PRIM:Cooperative Dynamic Token Compression for Efficient Large Multimodal Models
Abstract
Large multimodal models (LMMs) have shown strong capabilities in audio-visual understanding by jointly reasoning over visual, auditory, and linguistic inputs. However, processing long-form audio-visual content often requires a large number of tokens, leading to substantial computational and memory overhead during inference. Existing efficiency-oriented methods typically apply uniform compression or pruning strategies, which overlook modality-specific characteristics and instruction-dependent reasoning behaviors in multimodal models. In this work, we present PRIM, an inference framework for efficient multimodal reasoning that systematically compresses audio-visual representations based on attention dynamics and instruction relevance.

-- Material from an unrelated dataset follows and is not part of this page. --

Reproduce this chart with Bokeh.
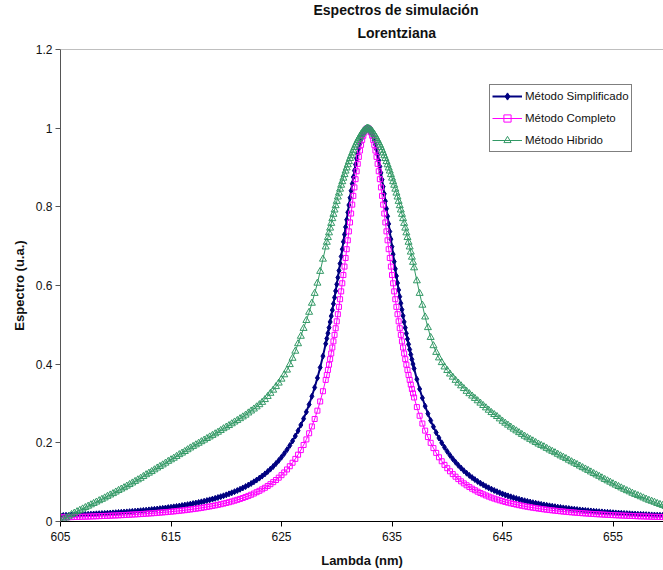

Motivated by an attention-based analysis revealing modality imbalance and layer-wise redundancy in LMMs, PRIM introduces a cooperative compression pipeline that spans both multimodal encoders and the language model. Specifically, PRIM performs early text-conditioned audio-visual fusion to externalize cross-modal interactions, applies attention-guided and frequency-aware strategies to remove redundant audio and video tokens, and further adapts token retention inside the language model according to task demands. Extensive experiments on multiple audio-visual benchmark datasets demonstrate that PRIM consistently achieves stable and superior efficiency--accuracy trade-offs across diverse tasks and datasets. These results demonstrate that PRIM, a multimodal cooperative compression approach, provides an effective pathway toward scalable and efficient audio-visual reasoning.